Details here. That's a good break for UT Austin, since it will allow Powers to deal with the legislature during the next two-year budget cycle, finish the capital campaign and also launch the new medical school. It also means that the new President will not be chosen by Rick Perry--both the neanderthal Perry and the current Chancellor of the UT System will be gone by then.
I used to annoy my friends in New York and my friends in Texas by remarking that both places were the same: highly political, with competing "mafias" (not just the "Godfather" kind) wielding power and cutting deals. Obviously, the powerful "friends of Bill" made it clear that railroading him out of town wasn't going to happen without a bloodbath, and good for them for doing so. I guess I wouldn't be wholly astonished if come next Spring, with Perry gone, a new Governor and a different Board of Regents changed their mind about the planned resignation--bear in mind that the Texas legislature is only in session every other year, and they will be in session in Spring 2015. My bet is that key players in the legislature are already getting to work on stripping the Board of Regents of the power to meddle any further.
For a little context, let me share two stories from the 1960s in Texas, since political meddling with the university is nothing new, alas.
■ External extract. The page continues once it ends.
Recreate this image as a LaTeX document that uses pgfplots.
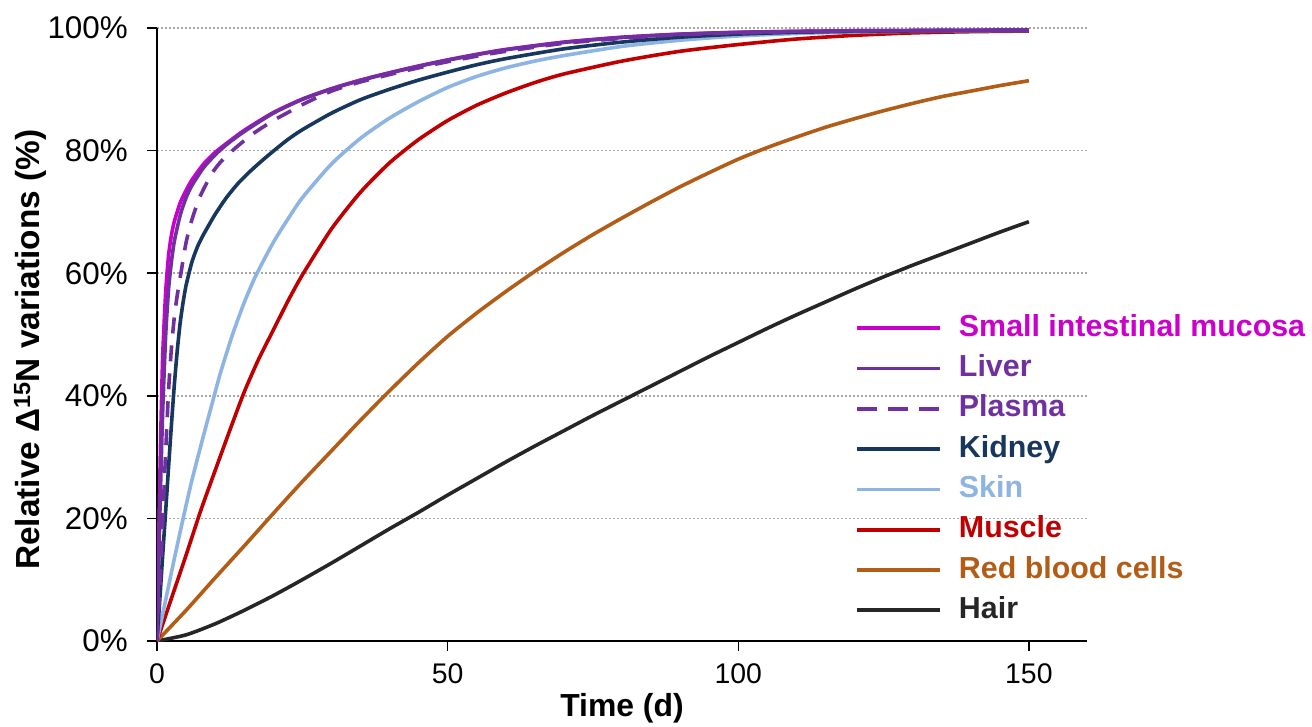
\documentclass[border=0pt]{standalone}
\usepackage{pgfplots}
\pgfplotsset{compat=1.18}
\usepackage{fontspec}
\setmainfont{Liberation Sans}
\definecolor{cSIM}{RGB}{204,0,204}
\definecolor{cLiv}{RGB}{112,48,160}
\definecolor{cKid}{RGB}{23,55,94}
\definecolor{cSkin}{RGB}{141,180,226}
\definecolor{cMus}{RGB}{192,0,0}
\definecolor{cRBC}{RGB}{178,92,22}
\definecolor{cHair}{RGB}{38,38,38}

\pgfplotstableread{
t v
0 0
0.25 14
0.5 27
0.75 38
1 47
1.5 57
2 63
2.5 66.3
3 68.5
4 71.5
5 73.5
6 75.2
8 77.8
10 79.7
12 81.2
15 83.3
20 86.2
25 88.4
30 90.1
35 91.5
40 92.7
45 93.8
50 94.8
55 95.7
60 96.5
70 97.7
80 98.5
90 99.0
100 99.3
110 99.45
120 99.55
135 99.6
150 99.65
}\sim

\pgfplotstableread{
t v
0 0
0.25 11
0.5 21
0.75 30
1 38
1.5 50
2 57.5
2.5 62
3 65.3
4 69.5
5 72.3
6 74.3
8 77.2
10 79.3
12 81.0
15 83.1
20 86.1
25 88.35
30 90.05
35 91.45
40 92.65
45 93.75
50 94.75
55 95.65
60 96.45
70 97.65
80 98.45
90 98.98
100 99.28
110 99.44
120 99.54
135 99.6
150 99.65
}\liver

\pgfplotstableread{
t v
0 0
0.5 9
1 20
1.5 31
2 41
2.5 48
3 53
3.5 56.5
4.2 60.5
5 65
6 68.7
7.4 72.5
9.4 76.2
11 78.2
13.1 80.1
16.3 82.6
20 84.9
22.5 86.2
25 87.5
30 89.7
35 91.2
40 92.4
45 93.5
50 94.5
55 95.4
60 96.2
70 97.5
80 98.3
90 98.9
100 99.2
110 99.4
120 99.5
135 99.6
150 99.65
}\plasma

\pgfplotstableread{
t v
0 0
0.5 7
1 14.3
1.5 21.3
2 28.5
2.5 35.5
3 42
3.5 47.5
4 52
4.5 55.3
5 58
6 61.8
7 64.4
8 66.3
10 69.6
12 72.4
14 74.7
16 76.6
18 78.3
20 79.9
22.5 81.8
25 83.4
30 86.1
35 88.3
40 90.0
45 91.5
50 92.8
55 94.0
60 95.0
70 96.6
80 97.7
90 98.5
100 99.0
110 99.3
120 99.45
135 99.55
150 99.6
}\kidney

\pgfplotstableread{
t v
0 0
1 4.5
2 9
3 13.5
4.5 20
6 26.2
8 33.5
9.7 39.5
11 44
13 50
15 55.2
17 59.6
20 65.0
22.5 68.8
25 72.3
30 77.8
35 82.0
40 85.3
45 88.0
50 90.3
55 92.1
60 93.5
65 94.6
70 95.5
80 97.0
90 98.0
100 98.7
110 99.1
120 99.35
135 99.5
150 99.6
}\skin

\pgfplotstableread{
t v
0 0
2.5 7
5 14
7.5 21.2
10 27.8
12.5 34.3
15 40.6
17.5 46
20 50.7
22.5 55.4
25 59.7
30 67.2
35 73.2
40 78.0
45 81.8
50 84.9
55 87.4
60 89.4
65 91.1
70 92.5
80 94.6
90 96.2
100 97.3
110 98.2
120 98.8
130 99.2
140 99.4
150 99.5
}\muscle

\pgfplotstableread{
t v
0 0
5 5.0
10 10.3
15 15.5
20 20.8
25 26.0
30 31.0
35 36.0
40 40.8
45 45.4
50 49.7
55 53.5
60 57.0
65 60.3
70 63.4
75 66.3
80 69.0
85 71.6
90 74.1
95 76.4
100 78.6
105 80.5
110 82.2
115 83.8
120 85.2
125 86.5
130 87.7
135 88.8
140 89.7
145 90.6
150 91.4
}\rbc

\pgfplotstableread{
t v
0 0
5 1.0
10 2.8
15 5.0
20 7.4
25 10.0
30 12.7
35 15.5
40 18.3
45 21.0
50 23.8
55 26.5
60 29.2
65 31.8
70 34.3
75 36.8
80 39.2
85 41.6
90 44.0
95 46.4
100 48.7
105 51.0
110 53.2
115 55.3
120 57.4
125 59.4
130 61.3
135 63.1
140 64.9
145 66.7
150 68.4
}\hair

\begin{document}
\begin{tikzpicture}
\begin{axis}[
  scale only axis, width=930bp, height=613bp,
  xmin=0, xmax=160, ymin=0, ymax=100,
  axis x line*=bottom, axis y line*=left,
  axis line style={line width=1.8bp, black, -},
  xtick={0,50,100,150}, ytick={0,20,...,100},
  tick align=outside, major tick length=10bp,
  tick style={line width=1.5bp, black},
  ymajorgrids,
  major grid style={black!35, line width=1.6bp, dash pattern=on 1.6bp off 2.4bp},
  yticklabel={\pgfmathprintnumber{\tick}\%},
  /pgf/number format/assume math mode=true,
  yticklabel style={font=\fontsize{31.5}{36}\selectfont, inner sep=0pt, anchor=east, xshift=-19bp},
  xticklabel style={font=\fontsize{28.5}{34}\selectfont, inner sep=0pt, anchor=north, yshift=-12bp},
  xlabel={Time (d)},
  ylabel={Relative Δ\textsuperscript{15}N variations (\%)},
  xlabel style={font=\bfseries\fontsize{32}{38}\selectfont, at={(axis description cs:0.5,-0.109)}, anchor=center},
  ylabel style={font=\bfseries\fontsize{33.5}{38}\selectfont, at={(axis description cs:-0.1366,0.475)}, anchor=center},
  legend style={at={(axis description cs:0.7505,0.5334)}, anchor=north west, draw=none, fill=none, inner sep=0pt,
    font=\bfseries\fontsize{30.5}{36}\selectfont, row sep=12.3bp,
    nodes={inner sep=0pt, text height=22bp, text depth=6bp},
    /tikz/every odd column/.append style={column sep=17bp}},
  legend cell align=left,
  legend image code/.code={\draw[#1] (0bp,0bp) -- (83bp,0bp);},
  every axis plot/.append style={line width=3.6bp},
]
\addlegendimage{cSIM, line width=3.8bp}
\addlegendentry{\textcolor{cSIM}{Small intestinal mucosa}}
\addlegendimage{cLiv, line width=3.8bp}
\addlegendentry{\textcolor{cLiv}{Liver}}
\addlegendimage{cLiv, line width=3.8bp, dash pattern=on 20bp off 11bp}
\addlegendentry{\textcolor{cLiv}{Plasma}}
\addlegendimage{cKid, line width=3.8bp}
\addlegendentry{\textcolor{cKid}{Kidney}}
\addlegendimage{cSkin, line width=3.8bp}
\addlegendentry{\textcolor{cSkin}{Skin}}
\addlegendimage{cMus, line width=3.8bp}
\addlegendentry{\textcolor{cMus}{Muscle}}
\addlegendimage{cRBC, line width=3.8bp}
\addlegendentry{\textcolor{cRBC}{Red blood cells}}
\addlegendimage{cHair, line width=3.8bp}
\addlegendentry{\textcolor{cHair}{Hair}}

\addplot[cHair, smooth, tension=0.4, forget plot] table[x=t,y=v] {\hair};
\addplot[cRBC, smooth, tension=0.4, forget plot] table[x=t,y=v] {\rbc};
\addplot[cMus, smooth, tension=0.4, forget plot] table[x=t,y=v] {\muscle};
\addplot[cSkin, smooth, tension=0.4, forget plot] table[x=t,y=v] {\skin};
\addplot[cSIM, smooth, tension=0.4, forget plot] table[x=t,y=v] {\sim};
\addplot[cKid, smooth, tension=0.4, forget plot] table[x=t,y=v] {\kidney};
\addplot[cLiv, smooth, tension=0.4, forget plot] table[x=t,y=v] {\liver};
\addplot[cLiv, smooth, tension=0.4, dash pattern=on 16bp off 12bp, forget plot] table[x=t,y=v] {\plasma};
\end{axis}
\pgfresetboundingbox
\path (-157bp,-86bp) rectangle (1155bp,641bp);
\end{tikzpicture}
\end{document}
Both involve Page Keeton, a very famous torts scholar who was Dean of the Law School at Texas for 25 years (from the late 1940s until the early 1970s) and was, like Powers, a powerful political figure in the state in his own right. He was also someone with a pretty good moral compass, considering the political battles he had to fight.
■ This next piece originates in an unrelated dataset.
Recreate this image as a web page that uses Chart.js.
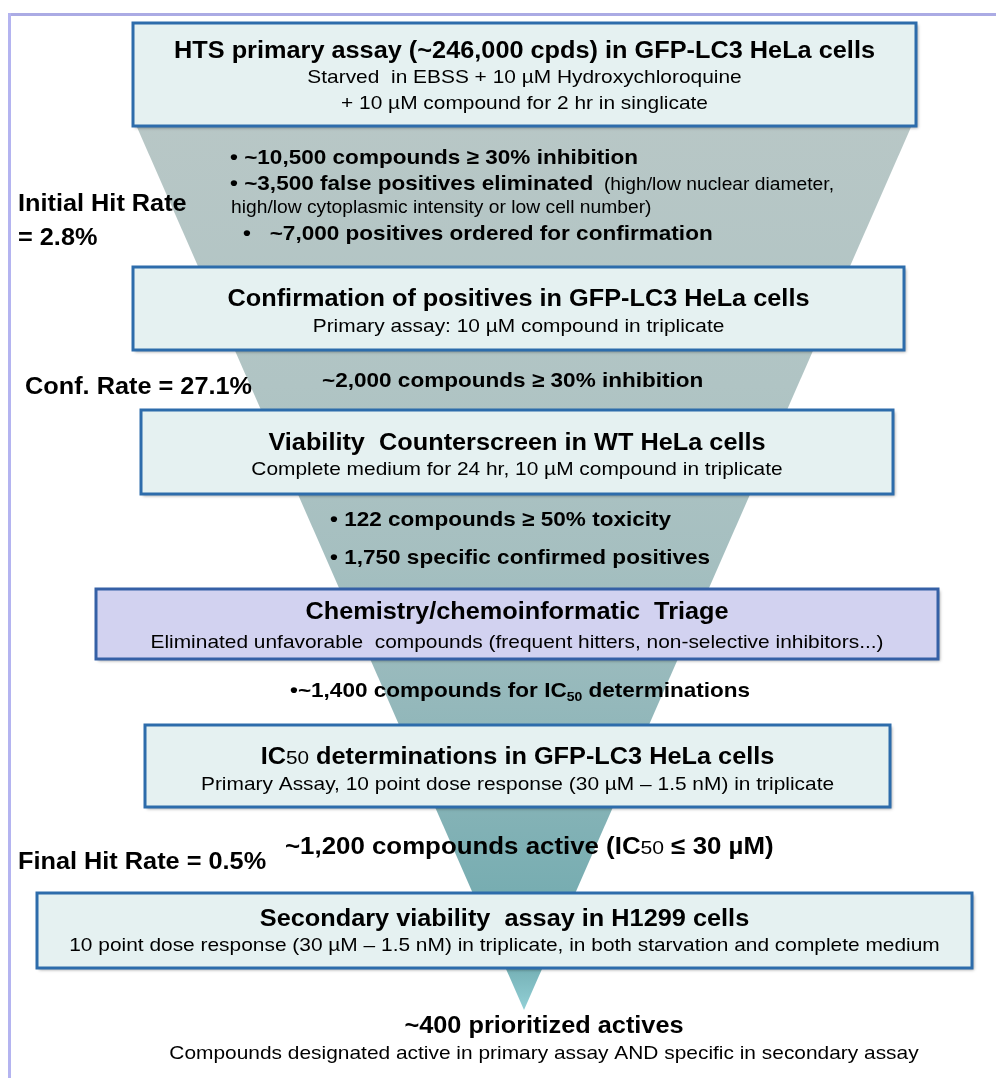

To get some flavor of the man: In the late 1950s, Keeton forced the big Houston law firms to stop discriminating against Jews after a Jewish student (who went on to a brilliantly successful career at a major Houston firm) mentioned to Keeton that he was told he couldn't be hried by the firm now known as Vinson & Elkins because "Judge Elkins said we don't hire Jews." Keeton summoned several of the senior faculty and told them to call their former students at the major Houston firms and explain that if they didn't start hiring Jewish students, they would no longer be welcome to interview on campus. They all caved, and so the major Houston law firms started hiring Jews in the late 1950s, while many of the "white shoe" law firms in New York continued to discriminate against Jews into the late 1960s.
But back to political meddling. During the civil rights era, many law faculty were involved in efforts to end segregation, expand voting rights and the like. In 1964, the Board of Regents summoned law professor Ernest Goldstein to appear before the Board to "explain" his civil rights activities, about which the Board was concerned. Page Keeton and the late Charles Alan Wright (law readers will know who Wright is, but I'll just note that Justice Ginsburg called him "a colossus atop the profession") drafted a letter to the Board, and secured signatures from the entire law faculty, stating that if Prof. Goldstein were forced to appear, the entire law faculty would resign. The Board backed down.
Later in the 1960s, the Texas legislature would pass budgets that included funding for the university, and then strike the salary lines of law faculty they thought were too "liberal" or "radical." Seriously! Keeton would mobilize his supporters around the state to force the legislature to restore the funding. I'm told this happened more than once!
And that's Texas. I'm very happy for my friends at UT Austin that Bill Powers, like Page Keeton before him, emerged triumphant over the forces of darkness.